It’s not as easy as you might think to find a band that truly, truly sucks. I decided the best way was to throw a bunch of names into a hat and drew April Wine, but not only do they not suck they’re great. How could they not be when they released a song called “Don’t Push Me Around” that includes the lines, “I got an old Cadillac/I like to sit in the back/And flog the dog between the covers of Sexteen.” Sexteen magazine? Oh, they’re great all right. Greater than the Stones even.
So I tried again and bingo! I drew the name of Donnie Iris, who as you may remember was at one time a member of Wild Cherry. But he wasn’t with the band when they released “Play That Funky Music” so you most likely don’t remember him, except perhaps for his subsequent work with his band the Cruisers, whose name you won’t find on 2001’s The Millennium Collection: The Best of Donnie Iris. Problem is you probably won’t remember Iris for his solo career either, because he only recorded three singles that made the Billboard Charts’ Top Fifty. And from this desultory track record comes this best of compilation. But cut Donnie a break. That “best of” may sound like false advertising, but isn’t when you keep in mind what his “worst of” must sound like.
Donnie doesn’t even look like a rock star. He looks like a New Wave dweeb and nice guy, although he could be a total dick. That’s the way it is with some people. They look like nice people but they’re total dicks. But enough with the “is he or is he not a total dick” stuff. What’s undisputedly true is that Donnie is one of those mystery meats of New Wave–you’re not sure what his music takes like (it could be worse than gefilte fish!) but you’ll try it if you get desperate enough, as in every other record in your record collection just spontaneously combusted, and this compilation is all that’s left.

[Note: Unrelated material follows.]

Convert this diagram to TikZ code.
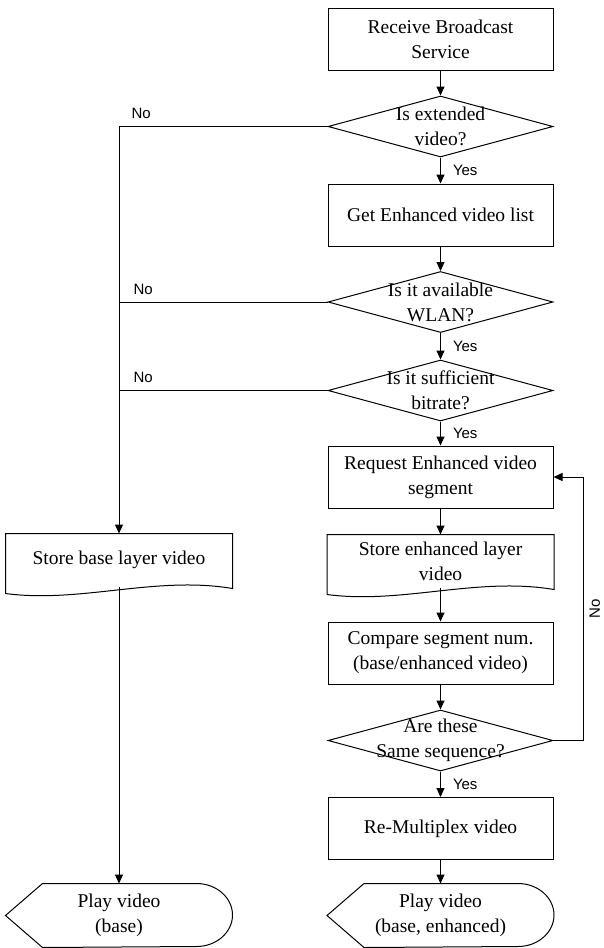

The compilation opens with Donnie’s first single “Ah! Leah!”, which hit the record shelves in 1980. If I’m going to be honest with myself—and there’s no one I’d sooner lie to—the song ain’t bad. Catchy melody, some unexpected metal crunch, and Donnie doesn’t even sound like a dweeb. But he rectifies things with the dorky Elvis vocals on the surprisingly brawny “I Can’t Hear You,” on which the guys behind Donnie sing, “Stop all your bitchin’/Back in the kitchen!” Way to strike a blow for Women’s Lib, Donnie!
“Agnes” is one of those up-tempo numbers that come straight off the New Wave fax machine, and is distinguished solely by its sudden reversal on the feminism front—in the song bad guy Louie threatens to shoot Donnie and even yanks him out of his car because Donnie’s been fooling with Louie’s gal Agnes, and things are looking pretty ugly when here comes Agnes holding Louie’s pistol. Which proves that behind every great man stands a woman holding a firearm. “Sweet Marilee” is a fast-paced love song with a disco vibe and can be found on Iris’ 1981 LP King Cool, which just goes to show you some people see completely different people when they look in the mirror.
“Love Is Like a Rock” is anonymous ’80s rock and could be a Huey Lewis song except it’s a bit too tough and has nothing to do with golf. “That’s the Way Love Ought to Be” is a bad Hall and Oates song that walked into a bar and picked up a bad Utopia song sitting at the bar and the pair of them had unsafe sex resulting in the birth of “My Girl,” an upbeat and happy-go-lucky number that actually climbed to No. 25 on the U.S. Billboard charts, making it the closest thing Iris ever had to a hit.
“Tough World” is the Cars following a head-on collision with an 18-wheeler, although the chorus does have its allure. The generic “Do You Compute?” has the band going “R-r-rock!” like that crime dog while Iris sings “She’s So European/For an American girl,” which isn’t a bad lyrical hook actually. The album closes with the 1970 chestnut “The Rapper,” a No. 2 hit Iris wrote and recorded with the Jaggerz, a band he founded in 1964. Talk about your desperation moves—including a song that basically belongs on the nostalgia circuit and wasn’t even an example of Iris’s solo work is hardly an endorsement of the career as an independent artist.
Donnie Iris is a journeyman rocker whose journey hasn’t taken him to very few interesting places, and The Millennium Collection: The Best of Donnie Iris is the proof. Maybe if he’d tossed in some lines about flogging the dog to Sexteen magazine? No, not even that would have saved him.